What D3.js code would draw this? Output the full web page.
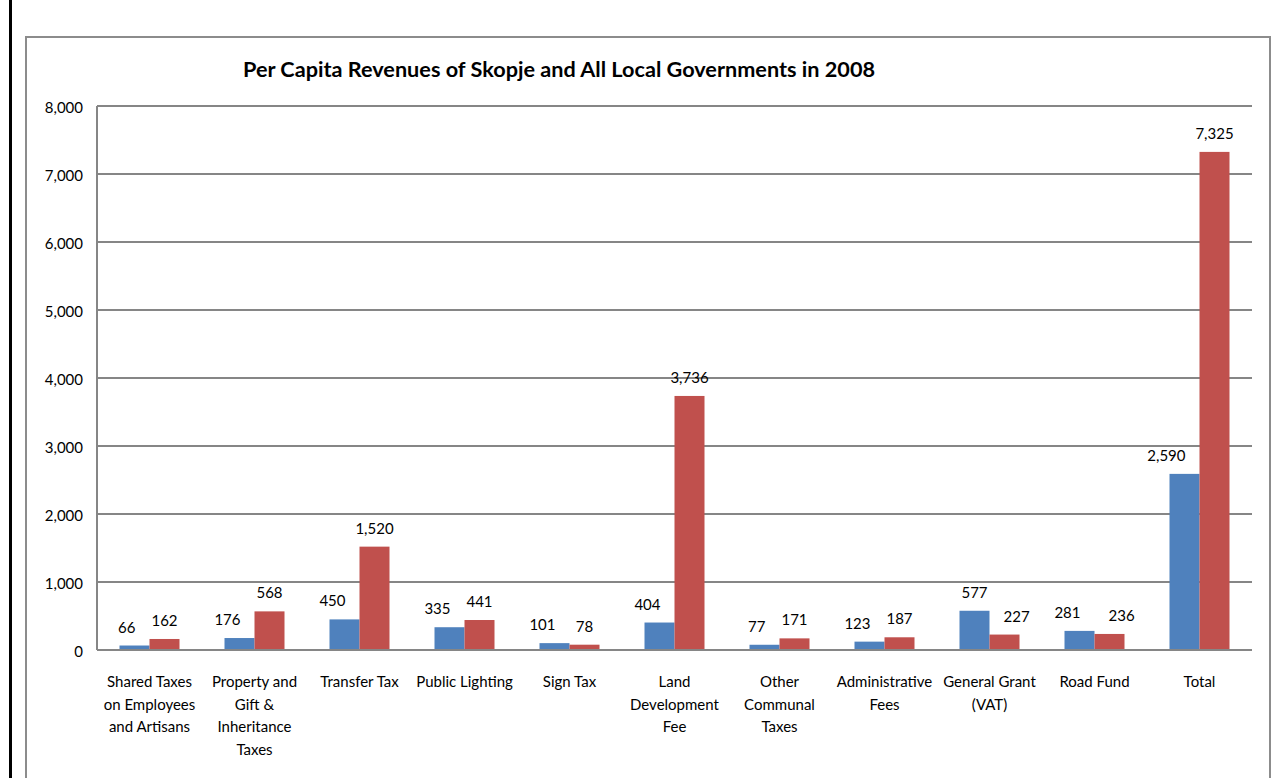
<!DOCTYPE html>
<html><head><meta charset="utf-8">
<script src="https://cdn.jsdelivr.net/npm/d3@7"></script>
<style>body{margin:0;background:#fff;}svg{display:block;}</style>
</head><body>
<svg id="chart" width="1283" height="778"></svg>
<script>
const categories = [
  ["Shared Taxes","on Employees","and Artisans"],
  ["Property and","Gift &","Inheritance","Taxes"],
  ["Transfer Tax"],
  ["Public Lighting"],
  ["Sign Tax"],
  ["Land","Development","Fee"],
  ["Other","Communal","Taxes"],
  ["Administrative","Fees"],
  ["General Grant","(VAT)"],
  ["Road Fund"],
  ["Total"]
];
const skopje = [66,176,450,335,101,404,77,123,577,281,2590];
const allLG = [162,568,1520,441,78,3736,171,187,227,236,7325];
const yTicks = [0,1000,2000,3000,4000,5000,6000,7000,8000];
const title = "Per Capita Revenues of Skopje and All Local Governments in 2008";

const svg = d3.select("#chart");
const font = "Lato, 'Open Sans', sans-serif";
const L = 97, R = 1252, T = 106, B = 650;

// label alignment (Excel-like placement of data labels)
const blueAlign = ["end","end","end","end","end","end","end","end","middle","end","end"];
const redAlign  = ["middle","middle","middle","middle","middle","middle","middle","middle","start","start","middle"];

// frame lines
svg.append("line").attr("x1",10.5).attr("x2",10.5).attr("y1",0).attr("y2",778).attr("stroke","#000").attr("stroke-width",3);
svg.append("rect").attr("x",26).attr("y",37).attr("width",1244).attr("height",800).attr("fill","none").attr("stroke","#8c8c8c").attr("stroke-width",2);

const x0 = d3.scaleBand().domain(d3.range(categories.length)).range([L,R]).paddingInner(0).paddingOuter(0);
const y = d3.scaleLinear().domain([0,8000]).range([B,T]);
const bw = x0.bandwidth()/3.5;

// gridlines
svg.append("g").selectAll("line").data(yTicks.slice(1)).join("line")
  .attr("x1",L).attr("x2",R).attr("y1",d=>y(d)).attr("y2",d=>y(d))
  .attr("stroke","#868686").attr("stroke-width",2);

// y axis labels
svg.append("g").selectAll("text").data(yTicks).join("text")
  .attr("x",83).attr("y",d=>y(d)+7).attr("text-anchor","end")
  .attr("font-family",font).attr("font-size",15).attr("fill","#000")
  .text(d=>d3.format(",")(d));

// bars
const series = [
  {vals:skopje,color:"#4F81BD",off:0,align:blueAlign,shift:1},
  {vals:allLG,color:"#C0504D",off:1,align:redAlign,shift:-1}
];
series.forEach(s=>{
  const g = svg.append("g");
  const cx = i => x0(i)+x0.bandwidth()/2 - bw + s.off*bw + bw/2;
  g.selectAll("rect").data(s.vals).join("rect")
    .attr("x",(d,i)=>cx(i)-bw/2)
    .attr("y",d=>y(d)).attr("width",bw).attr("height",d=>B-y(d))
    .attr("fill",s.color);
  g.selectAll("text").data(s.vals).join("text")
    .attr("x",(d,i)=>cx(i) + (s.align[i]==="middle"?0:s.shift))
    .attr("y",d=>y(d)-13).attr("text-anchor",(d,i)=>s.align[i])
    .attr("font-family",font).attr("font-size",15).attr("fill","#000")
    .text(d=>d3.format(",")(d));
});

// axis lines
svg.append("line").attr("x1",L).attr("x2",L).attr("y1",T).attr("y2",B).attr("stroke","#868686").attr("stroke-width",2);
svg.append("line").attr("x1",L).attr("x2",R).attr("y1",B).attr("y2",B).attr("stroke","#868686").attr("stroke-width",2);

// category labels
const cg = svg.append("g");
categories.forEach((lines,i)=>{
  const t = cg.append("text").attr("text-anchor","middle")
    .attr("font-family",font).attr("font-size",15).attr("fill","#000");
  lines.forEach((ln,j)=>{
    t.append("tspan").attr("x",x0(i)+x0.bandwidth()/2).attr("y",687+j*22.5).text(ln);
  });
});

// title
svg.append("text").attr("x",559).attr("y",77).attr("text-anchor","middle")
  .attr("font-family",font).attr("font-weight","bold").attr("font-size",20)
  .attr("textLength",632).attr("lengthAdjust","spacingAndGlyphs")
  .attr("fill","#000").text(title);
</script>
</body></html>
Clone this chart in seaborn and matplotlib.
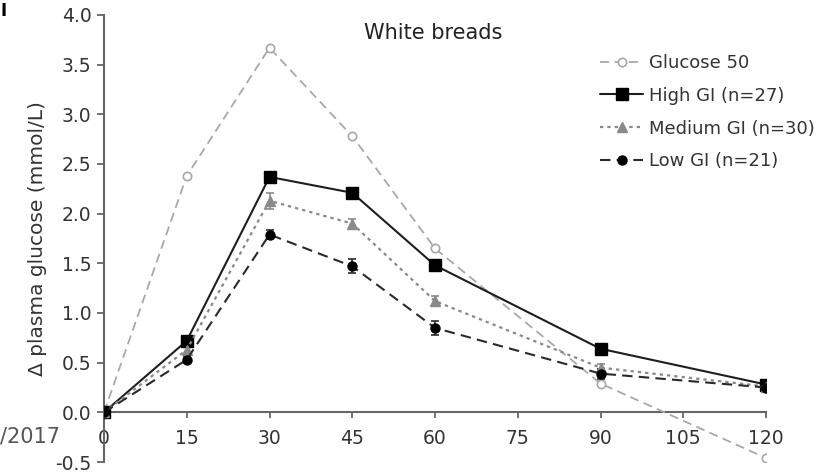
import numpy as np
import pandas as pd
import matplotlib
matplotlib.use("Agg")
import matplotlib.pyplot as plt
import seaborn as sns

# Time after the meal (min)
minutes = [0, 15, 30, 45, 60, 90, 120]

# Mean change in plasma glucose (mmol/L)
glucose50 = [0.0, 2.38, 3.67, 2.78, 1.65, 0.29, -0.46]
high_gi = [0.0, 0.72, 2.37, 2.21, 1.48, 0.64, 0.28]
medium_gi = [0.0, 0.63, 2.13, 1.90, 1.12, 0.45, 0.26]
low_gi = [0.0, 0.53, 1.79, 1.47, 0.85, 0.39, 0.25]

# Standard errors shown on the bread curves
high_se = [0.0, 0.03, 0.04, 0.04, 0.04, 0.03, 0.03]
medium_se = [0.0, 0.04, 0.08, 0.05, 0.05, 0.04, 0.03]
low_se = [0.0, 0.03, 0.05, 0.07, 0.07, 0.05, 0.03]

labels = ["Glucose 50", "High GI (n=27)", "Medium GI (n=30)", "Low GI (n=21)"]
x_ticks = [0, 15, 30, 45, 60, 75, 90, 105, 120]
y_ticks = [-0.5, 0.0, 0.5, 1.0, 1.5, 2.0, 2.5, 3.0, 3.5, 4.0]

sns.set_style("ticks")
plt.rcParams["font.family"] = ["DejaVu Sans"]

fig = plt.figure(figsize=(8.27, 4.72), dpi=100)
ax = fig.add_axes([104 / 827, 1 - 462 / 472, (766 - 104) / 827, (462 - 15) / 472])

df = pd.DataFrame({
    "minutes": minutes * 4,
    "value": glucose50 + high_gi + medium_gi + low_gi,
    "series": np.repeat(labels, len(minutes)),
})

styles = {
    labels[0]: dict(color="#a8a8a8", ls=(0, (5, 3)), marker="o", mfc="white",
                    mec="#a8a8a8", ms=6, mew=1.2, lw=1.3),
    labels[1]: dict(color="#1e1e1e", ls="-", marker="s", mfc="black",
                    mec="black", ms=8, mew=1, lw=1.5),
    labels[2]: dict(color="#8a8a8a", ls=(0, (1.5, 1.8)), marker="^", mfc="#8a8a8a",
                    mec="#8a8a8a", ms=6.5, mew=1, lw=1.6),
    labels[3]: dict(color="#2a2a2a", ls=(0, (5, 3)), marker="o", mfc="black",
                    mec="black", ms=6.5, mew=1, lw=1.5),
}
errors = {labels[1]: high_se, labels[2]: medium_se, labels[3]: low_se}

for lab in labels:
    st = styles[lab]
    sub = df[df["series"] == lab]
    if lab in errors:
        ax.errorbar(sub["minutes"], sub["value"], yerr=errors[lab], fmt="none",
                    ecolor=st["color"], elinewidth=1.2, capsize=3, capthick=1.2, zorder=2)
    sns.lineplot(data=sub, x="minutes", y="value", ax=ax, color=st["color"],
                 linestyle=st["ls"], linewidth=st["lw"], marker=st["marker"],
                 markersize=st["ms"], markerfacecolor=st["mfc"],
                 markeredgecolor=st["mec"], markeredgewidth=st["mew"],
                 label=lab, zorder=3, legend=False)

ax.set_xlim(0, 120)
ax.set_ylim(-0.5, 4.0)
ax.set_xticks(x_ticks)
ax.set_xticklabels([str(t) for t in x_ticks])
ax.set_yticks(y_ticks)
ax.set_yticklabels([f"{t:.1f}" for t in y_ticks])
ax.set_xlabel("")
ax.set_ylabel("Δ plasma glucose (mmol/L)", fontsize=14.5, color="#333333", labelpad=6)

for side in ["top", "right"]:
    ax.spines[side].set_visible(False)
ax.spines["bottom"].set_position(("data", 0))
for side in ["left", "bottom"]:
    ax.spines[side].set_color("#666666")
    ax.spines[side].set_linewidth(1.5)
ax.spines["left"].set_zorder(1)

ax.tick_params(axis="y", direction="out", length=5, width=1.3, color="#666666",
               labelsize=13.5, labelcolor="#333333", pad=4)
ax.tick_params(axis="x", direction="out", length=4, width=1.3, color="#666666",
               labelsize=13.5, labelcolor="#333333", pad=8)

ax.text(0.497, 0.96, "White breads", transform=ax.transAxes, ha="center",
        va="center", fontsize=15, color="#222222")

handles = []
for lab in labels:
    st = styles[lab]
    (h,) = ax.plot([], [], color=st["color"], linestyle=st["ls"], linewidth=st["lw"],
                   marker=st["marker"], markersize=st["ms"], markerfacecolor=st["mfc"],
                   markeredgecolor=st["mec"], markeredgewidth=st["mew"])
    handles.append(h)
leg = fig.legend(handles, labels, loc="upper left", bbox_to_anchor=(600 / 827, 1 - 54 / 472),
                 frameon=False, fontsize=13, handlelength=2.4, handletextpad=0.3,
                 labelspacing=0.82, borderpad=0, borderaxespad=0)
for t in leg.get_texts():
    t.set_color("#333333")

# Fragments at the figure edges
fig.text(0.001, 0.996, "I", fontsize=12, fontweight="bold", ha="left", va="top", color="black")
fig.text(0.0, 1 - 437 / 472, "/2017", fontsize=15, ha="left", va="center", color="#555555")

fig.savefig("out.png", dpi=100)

----

WRITTEN EXERCISE - Repeat the lines between those holding "Clone this chart in seaborn and matplotlib." and "minutes = [0, 15, 30, 45, 60, 90, 120]", inclusive. Pictures stay out.

OUTPUT OF THE TASK -
Clone this chart in seaborn and matplotlib.
import numpy as np
import pandas as pd
import matplotlib
matplotlib.use("Agg")
import matplotlib.pyplot as plt
import seaborn as sns

# Time after the meal (min)
minutes = [0, 15, 30, 45, 60, 90, 120]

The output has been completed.